Different customers have different lengths of subscription agreements, and we are just now entering the first phase of these renewals. One last reminder is that most of these customers, due to the size of their portfolios, rolled out deployments over multiple years. The reason why we do not see the impact of these renegotiations all at once is that, over a period of multiple years, their individual community subscriptions will expire and then be renewed at these new higher prices. I would say, just rough order of magnitude, we are talking about one-third of the current deployed units—approximately 300,000 out of roughly 900,000 in total—are subject to these renewals.
Ryan John Tomasello: Great. And then just last one for me before I hop back in the queue. But, Daryl, it looks like, despite the sequential growth in installed units, ARR actually declined sequentially and SaaS ARPU declined sequentially. Anything to call out there in terms of drivers? Thanks.

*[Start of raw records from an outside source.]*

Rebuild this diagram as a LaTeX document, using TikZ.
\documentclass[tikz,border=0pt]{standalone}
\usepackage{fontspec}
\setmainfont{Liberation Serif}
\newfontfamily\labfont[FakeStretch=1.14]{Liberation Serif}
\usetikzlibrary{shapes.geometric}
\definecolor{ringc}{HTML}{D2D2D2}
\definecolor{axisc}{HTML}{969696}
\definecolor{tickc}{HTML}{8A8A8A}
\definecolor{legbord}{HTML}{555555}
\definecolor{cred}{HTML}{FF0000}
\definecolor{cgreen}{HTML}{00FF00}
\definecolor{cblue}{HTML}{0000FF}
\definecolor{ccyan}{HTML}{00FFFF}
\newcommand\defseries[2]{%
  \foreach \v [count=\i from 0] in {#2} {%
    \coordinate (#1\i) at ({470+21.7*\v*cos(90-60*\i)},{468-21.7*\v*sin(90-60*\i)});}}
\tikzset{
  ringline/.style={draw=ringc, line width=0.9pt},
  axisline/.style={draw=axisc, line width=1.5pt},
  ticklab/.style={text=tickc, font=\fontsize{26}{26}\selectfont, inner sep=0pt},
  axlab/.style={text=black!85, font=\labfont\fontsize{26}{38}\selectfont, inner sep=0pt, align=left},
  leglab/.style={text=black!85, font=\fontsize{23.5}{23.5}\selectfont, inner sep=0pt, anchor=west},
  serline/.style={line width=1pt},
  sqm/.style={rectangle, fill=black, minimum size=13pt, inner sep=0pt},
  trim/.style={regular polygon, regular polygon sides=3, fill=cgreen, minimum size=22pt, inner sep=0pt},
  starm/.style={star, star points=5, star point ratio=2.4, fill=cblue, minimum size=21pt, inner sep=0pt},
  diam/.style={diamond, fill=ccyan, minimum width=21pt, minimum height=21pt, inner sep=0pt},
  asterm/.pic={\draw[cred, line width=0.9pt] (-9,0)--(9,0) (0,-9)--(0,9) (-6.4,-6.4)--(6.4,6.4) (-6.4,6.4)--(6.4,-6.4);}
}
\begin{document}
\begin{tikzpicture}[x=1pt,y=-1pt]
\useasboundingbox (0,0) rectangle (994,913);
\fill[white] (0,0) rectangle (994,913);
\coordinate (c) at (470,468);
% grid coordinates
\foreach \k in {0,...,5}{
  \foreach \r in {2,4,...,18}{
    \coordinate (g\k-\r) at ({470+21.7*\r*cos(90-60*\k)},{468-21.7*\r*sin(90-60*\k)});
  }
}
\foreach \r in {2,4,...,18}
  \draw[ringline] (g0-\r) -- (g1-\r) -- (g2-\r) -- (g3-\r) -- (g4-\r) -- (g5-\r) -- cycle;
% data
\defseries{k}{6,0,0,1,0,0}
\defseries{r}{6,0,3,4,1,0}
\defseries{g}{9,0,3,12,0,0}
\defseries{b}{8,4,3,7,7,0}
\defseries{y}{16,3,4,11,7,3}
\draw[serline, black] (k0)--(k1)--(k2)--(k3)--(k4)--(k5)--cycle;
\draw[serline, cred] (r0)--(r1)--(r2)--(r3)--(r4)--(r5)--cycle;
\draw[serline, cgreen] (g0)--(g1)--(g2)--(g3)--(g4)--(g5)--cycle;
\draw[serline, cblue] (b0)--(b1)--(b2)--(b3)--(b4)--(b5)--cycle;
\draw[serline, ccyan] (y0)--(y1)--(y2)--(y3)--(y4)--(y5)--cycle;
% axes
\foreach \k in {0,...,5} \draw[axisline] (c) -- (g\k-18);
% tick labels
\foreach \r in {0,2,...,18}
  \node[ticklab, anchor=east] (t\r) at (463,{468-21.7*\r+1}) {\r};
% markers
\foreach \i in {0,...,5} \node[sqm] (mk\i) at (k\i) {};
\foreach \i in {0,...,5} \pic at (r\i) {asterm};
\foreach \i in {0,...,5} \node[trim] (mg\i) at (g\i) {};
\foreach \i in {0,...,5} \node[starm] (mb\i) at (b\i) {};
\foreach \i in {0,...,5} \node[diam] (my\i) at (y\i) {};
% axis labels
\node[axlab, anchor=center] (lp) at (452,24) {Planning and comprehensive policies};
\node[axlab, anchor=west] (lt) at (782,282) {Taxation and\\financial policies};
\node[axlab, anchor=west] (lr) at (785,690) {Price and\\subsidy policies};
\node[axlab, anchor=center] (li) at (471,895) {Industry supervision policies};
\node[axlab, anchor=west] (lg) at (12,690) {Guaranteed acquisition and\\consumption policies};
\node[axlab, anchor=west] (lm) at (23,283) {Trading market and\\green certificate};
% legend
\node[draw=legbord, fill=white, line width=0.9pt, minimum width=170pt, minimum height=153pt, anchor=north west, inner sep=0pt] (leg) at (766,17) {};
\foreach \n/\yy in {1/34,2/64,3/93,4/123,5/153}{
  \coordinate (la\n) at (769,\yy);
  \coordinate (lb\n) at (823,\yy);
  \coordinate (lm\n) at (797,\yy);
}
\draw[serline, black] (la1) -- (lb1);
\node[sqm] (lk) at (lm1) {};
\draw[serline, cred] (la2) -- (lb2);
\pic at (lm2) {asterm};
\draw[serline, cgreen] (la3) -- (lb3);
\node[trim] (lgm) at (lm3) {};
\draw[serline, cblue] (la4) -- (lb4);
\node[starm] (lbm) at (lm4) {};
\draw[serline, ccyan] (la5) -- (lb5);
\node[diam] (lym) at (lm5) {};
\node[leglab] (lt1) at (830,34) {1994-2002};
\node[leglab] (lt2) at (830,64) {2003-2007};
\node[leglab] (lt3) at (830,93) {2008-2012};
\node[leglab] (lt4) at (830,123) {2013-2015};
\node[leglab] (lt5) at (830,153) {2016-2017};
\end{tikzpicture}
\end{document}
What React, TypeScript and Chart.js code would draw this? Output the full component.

Daryl Stemm: I would say the primary driver is two counterbalancing items. One is we experienced some churn off of our Smart Operations solution that had a negative impact on SaaS ARPU of about $0.11. The addition of new deployed units mitigated about half of that reduction. As a reminder, we have tended to experience higher churn on Smart Operations and virtually no churn off of the IoT portion of our solution set. We would expect that we will continue to make up ground off of the Q1 losses through the continued deployment of new units as well as the impact of these renewal rates.
Operator: A reminder, if you would like to ask a question, please press star 1. At this time, there are no further questions. Thank you all for attending. You may now disconnect. Goodbye.